Israeli drones, fighter jets and helicopter gunships have carried out more than 100 airstrikes against Islamic State-affiliated terrorists in Sinai, in a bid to help Egypt deal with the jihadist insurgency in the peninsula – and all with the approval of President Abdel Fattah el-Sisi – the New York Times reported Saturday.
The terrorists in Egypt’s Northern Sinai had killed hundreds of soldiers and police officers, pledged allegiance to the Islamic State terror group, briefly seized a major town and begun setting up armed checkpoints to claim territory. In late 2015, they brought down a Russian passenger jet.
According to the report, being that Egypt appeared unable to stop them, Israel, alarmed at the threat just over the border, took action.
“Once enemies in three wars, then antagonists in an uneasy peace, Egypt and Israel are now secret allies in a covert war against a common foe,” said the paper.
While security coordination between the two neighbors is known to be close, the ties are still unpopular in Egypt, despite nearly three decades of peace. In order to keep the cooperation quiet, the Israeli aircraft are often unmarked and may use indirect routes in a bid to cover up the origin of the strikes, the report said.

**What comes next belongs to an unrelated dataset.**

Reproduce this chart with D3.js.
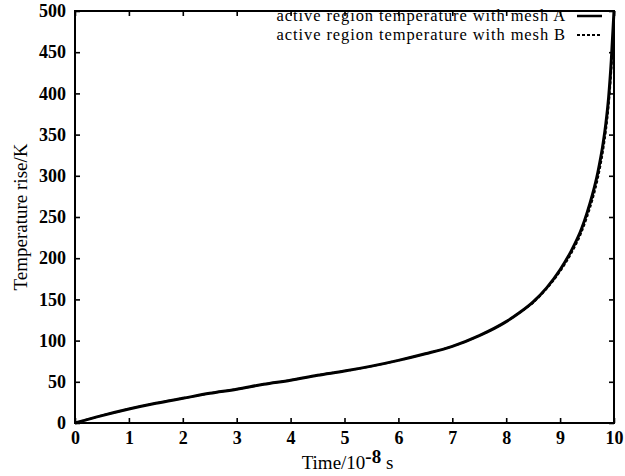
<!DOCTYPE html>
<html><head><meta charset="utf-8">
<script src="https://cdn.jsdelivr.net/npm/d3@7"></script>
<style>
html,body{margin:0;padding:0;background:#fff;}
svg text{font-family:"Liberation Serif","DejaVu Serif",serif;fill:#000;}
</style></head><body>
<svg id="chart" width="625" height="476"></svg>
<script>
const timeValues = [0,0.5,1,1.5,2,2.5,3,3.5,4,4.5,5,5.5,6,6.5,7,7.5,8,8.25,8.5,8.75,9,9.2,9.4,9.5,9.6,9.7,9.8,9.85,9.9,9.95,10];
const tempMeshA = [0,9,17,24,30,36,41,47,52,58,63,69,76,84,93,106,123,134,147,164,186,208,236,255,277,304,340,364,395,440,500];
const tempMeshB = [0,9,17,24,30,36,41,47,52,58,63,69,76,84,93,106,123,134,146,163,184,205,232,250,271,297,332,355,385,428,492];
const xTicks = [0,1,2,3,4,5,6,7,8,9,10];
const yTicks = [0,50,100,150,200,250,300,350,400,450,500];
const legendLabels = ["active region temperature with mesh A","active region temperature with mesh B"];

const svg = d3.select("#chart");
const L=75, R=614, T=11, B=423;
const x = d3.scaleLinear().domain([0,10]).range([L,R]);
const y = d3.scaleLinear().domain([0,500]).range([B,T]);

svg.append("rect").attr("x",L).attr("y",T).attr("width",R-L).attr("height",B-T)
  .attr("fill","none").attr("stroke","#000").attr("stroke-width",2);

const tickLen = 5;
const tickStyle = g => g.call(g=>g.select(".domain").remove())
  .call(g=>g.selectAll("line").attr("stroke","#000").attr("stroke-width",1.6));

const xb = svg.append("g").attr("transform",`translate(0,${B})`)
  .call(d3.axisBottom(x).tickValues(xTicks).tickSize(-tickLen).tickPadding(7).tickFormat(d3.format("d")));
tickStyle(xb);
xb.selectAll("text").attr("font-size",18).attr("font-weight","bold").attr("dy","0.75em");
const xt = svg.append("g").attr("transform",`translate(0,${T})`)
  .call(d3.axisTop(x).tickValues(xTicks).tickSize(-tickLen).tickFormat(""));
tickStyle(xt);
const yl = svg.append("g").attr("transform",`translate(${L},0)`)
  .call(d3.axisLeft(y).tickValues(yTicks).tickSize(-tickLen).tickPadding(9).tickFormat(d3.format("d")));
tickStyle(yl);
yl.selectAll("text").attr("font-size",18).attr("font-weight","bold");
const yr = svg.append("g").attr("transform",`translate(${R},0)`)
  .call(d3.axisRight(y).tickValues(yTicks).tickSize(-tickLen).tickFormat(""));
tickStyle(yr);

svg.append("text").attr("transform",`translate(27,${(T+B)/2}) rotate(-90)`)
  .attr("text-anchor","middle").attr("font-size",19).text("Temperature rise/K");
const xt2 = svg.append("text").attr("x",(L+R)/2+3).attr("y",469).attr("text-anchor","middle").attr("font-size",19);
xt2.append("tspan").text("Time/10");
xt2.append("tspan").attr("dy",-6).attr("font-weight","bold").text("-8");
xt2.append("tspan").attr("dy",6).text(" s");

const line = d3.line().x((d,i)=>x(timeValues[i])).y(d=>y(d)).curve(d3.curveMonotoneX);
svg.append("path").datum(tempMeshA).attr("d",line).attr("fill","none")
  .attr("stroke","#000").attr("stroke-width",3);
svg.append("path").datum(tempMeshB).attr("d",line).attr("fill","none")
  .attr("stroke","#000").attr("stroke-width",2).attr("stroke-dasharray","3,2");

const styles = [{w:2.5,dash:null},{w:1.8,dash:"3,2"}];
legendLabels.forEach((lab,i)=>{
  const yy = 21 + i*19;
  svg.append("text").attr("x",566).attr("y",yy).attr("text-anchor","end")
    .attr("font-size",16.5).attr("letter-spacing","0.9px").text(lab);
  svg.append("line").attr("x1",577).attr("x2",602).attr("y1",yy-5).attr("y2",yy-5)
    .attr("stroke","#000").attr("stroke-width",styles[i].w)
    .attr("stroke-dasharray",styles[i].dash);
});
</script></body></html>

The report said that Sissi had kept the Israeli strikes secret, only letting a small group of military and intelligence officials in on the cooperation, and has kept northern Sinai a closed military area, barring reporters from the region.
Israeli and Egyptian officials refused to confirm or comment on the report, which the paper said was based on interviews with seven current or former British and American officials involved in Middle East policy, all speaking on condition of anonymity.

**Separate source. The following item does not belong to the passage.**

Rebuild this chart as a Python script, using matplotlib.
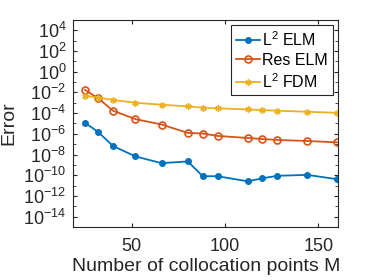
import matplotlib
matplotlib.use("Agg")
import matplotlib.pyplot as plt
import numpy as np
from matplotlib.ticker import FixedLocator, NullFormatter

plt.rcParams['font.family'] = ['Liberation Sans', 'DejaVu Sans']
plt.rcParams['mathtext.fontset'] = 'custom'
plt.rcParams['mathtext.rm'] = 'Liberation Sans'
plt.rcParams['mathtext.it'] = 'Liberation Sans'

# collocation points
M = [25, 32, 40, 52, 66, 80, 88, 96, 112, 120, 128, 144, 160]

# log10 of the errors
l2_elm = [-4.94, -5.82, -7.18, -8.18, -8.83, -8.66, -10.09, -10.09,
          -10.58, -10.29, -10.05, -9.96, -10.38]
res_elm = [-1.76, -2.57, -3.77, -4.58, -5.10, -5.91, -5.97, -6.20,
           -6.40, -6.50, -6.59, -6.69, -6.82]
l2_fdm = [-2.32, -2.51, -2.73, -3.00, -3.19, -3.35, -3.48, -3.54,
          -3.64, -3.71, -3.77, -3.87, -3.97]

labels = ['L$^2$ ELM', 'Res ELM', 'L$^2$ FDM']
colors = ['#0072BD', '#D95319', '#EDB120']

fig = plt.figure(figsize=(3.74, 2.8), dpi=100)
ax = fig.add_axes([0.196, 0.189, 0.709, 0.740])

ax.semilogy(M, 10.0 ** np.array(l2_elm), '-', marker='.', ms=8,
            color=colors[0], lw=1.3, label=labels[0])
ax.semilogy(M, 10.0 ** np.array(res_elm), '-', marker='o', ms=5, mfc='none',
            mew=1.2, color=colors[1], lw=1.3, label=labels[1])
ax.semilogy(M, 10.0 ** np.array(l2_fdm), '-', marker=(6, 2, 0), ms=4.5,
            mew=1.1, color=colors[2], lw=1.3, label=labels[2])

ax.set_xlim(18.7, 160.7)
ax.set_ylim(1e-15, 1e5)
ax.set_xticks([50, 100, 150])
ax.yaxis.set_major_locator(FixedLocator([10.0 ** k for k in range(-14, 5, 2)]))
ax.yaxis.set_minor_locator(FixedLocator([10.0 ** k for k in range(-15, 5, 2)]))
ax.yaxis.set_minor_formatter(NullFormatter())

txt = '#262626'
ax.tick_params(which='both', direction='in', top=True, right=True,
               colors=txt, labelsize=13, length=3)
ax.tick_params(which='minor', length=2)
ax.tick_params(axis='x', pad=8)
ax.tick_params(axis='y', pad=5)
for s in ax.spines.values():
    s.set_color(txt)
    s.set_linewidth(0.8)

ax.set_xlabel('Number of collocation points M', fontsize=14, color=txt,
              labelpad=2)
ax.set_ylabel('Error', fontsize=14, color=txt)
ax.yaxis.set_label_coords(-0.21, 0.5)

leg = ax.legend(loc='upper right', fontsize=11.5, fancybox=False,
                edgecolor=txt, framealpha=1, handlelength=1.5,
                handletextpad=0.15, borderpad=0.3, labelspacing=0.25,
                borderaxespad=0.35)
leg.get_frame().set_linewidth(0.8)

fig.savefig('out.png', dpi=100)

The report said that Egypt’s reliance on Israeli help in the Sinai helped underline why the Israeli government was so dismissive of former President Barack Obama’s peace proposals under which Egypt and Jordan would help guarantee Israeli security if it relinquished full control of adjacent territory for a Palestinian state.

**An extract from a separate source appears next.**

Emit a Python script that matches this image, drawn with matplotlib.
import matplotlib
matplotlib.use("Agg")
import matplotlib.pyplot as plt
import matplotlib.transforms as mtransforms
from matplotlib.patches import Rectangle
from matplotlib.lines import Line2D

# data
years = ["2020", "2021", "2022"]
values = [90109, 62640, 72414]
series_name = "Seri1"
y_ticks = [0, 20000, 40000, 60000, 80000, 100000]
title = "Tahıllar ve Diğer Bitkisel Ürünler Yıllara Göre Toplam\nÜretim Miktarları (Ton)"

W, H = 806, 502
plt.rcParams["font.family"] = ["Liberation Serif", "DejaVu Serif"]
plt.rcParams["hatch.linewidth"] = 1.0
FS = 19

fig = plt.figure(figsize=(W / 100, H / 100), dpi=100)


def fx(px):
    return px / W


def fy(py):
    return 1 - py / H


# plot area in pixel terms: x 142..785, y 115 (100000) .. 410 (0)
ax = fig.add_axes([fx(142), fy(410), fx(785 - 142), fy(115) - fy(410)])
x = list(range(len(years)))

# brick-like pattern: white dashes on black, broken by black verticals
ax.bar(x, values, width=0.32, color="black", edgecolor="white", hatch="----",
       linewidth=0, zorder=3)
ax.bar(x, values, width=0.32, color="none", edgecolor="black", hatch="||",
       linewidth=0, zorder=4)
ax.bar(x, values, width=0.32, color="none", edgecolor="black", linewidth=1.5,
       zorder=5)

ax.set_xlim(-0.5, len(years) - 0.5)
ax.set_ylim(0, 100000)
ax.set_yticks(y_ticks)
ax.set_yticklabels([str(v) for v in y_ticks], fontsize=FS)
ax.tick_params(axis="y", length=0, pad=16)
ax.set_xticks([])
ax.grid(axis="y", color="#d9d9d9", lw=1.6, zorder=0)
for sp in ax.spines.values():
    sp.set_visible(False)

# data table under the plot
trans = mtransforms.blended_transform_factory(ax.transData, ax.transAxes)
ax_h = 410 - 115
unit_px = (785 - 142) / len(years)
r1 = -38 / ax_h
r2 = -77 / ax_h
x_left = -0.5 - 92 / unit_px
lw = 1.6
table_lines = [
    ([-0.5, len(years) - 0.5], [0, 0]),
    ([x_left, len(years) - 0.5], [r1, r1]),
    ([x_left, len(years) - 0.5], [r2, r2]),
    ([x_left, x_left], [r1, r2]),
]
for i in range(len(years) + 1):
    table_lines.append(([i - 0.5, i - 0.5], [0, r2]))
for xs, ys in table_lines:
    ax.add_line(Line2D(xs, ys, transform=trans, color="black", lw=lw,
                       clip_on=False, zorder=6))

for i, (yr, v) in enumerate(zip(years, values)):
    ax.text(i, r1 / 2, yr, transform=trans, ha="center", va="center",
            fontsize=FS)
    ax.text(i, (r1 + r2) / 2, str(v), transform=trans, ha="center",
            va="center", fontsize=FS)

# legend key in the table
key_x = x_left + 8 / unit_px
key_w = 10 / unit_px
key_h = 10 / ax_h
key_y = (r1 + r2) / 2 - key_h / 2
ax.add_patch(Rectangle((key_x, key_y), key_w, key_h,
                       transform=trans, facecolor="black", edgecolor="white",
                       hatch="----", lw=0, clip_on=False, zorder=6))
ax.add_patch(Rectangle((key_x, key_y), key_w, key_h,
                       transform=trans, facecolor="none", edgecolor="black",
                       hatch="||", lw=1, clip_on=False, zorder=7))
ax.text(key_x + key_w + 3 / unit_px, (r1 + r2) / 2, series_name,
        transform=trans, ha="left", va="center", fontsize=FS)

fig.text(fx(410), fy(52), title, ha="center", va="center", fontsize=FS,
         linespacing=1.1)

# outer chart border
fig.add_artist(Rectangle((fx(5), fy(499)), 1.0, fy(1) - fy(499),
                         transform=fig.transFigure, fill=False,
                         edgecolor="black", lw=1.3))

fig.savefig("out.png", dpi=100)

When former U.S. Secretary of State John Kerry proposed that kind of regional agreement, Prime Minister Binyamin Netanyahu “scoffed at the idea,” the New York Times wrote. “Israel’s military was already propping up Egypt’s military, he said, according to the Americans. If Egypt was unable to control the ground within its own borders, Mr. Netanyahu argued, it was hardly in a position to guarantee security for Israel.”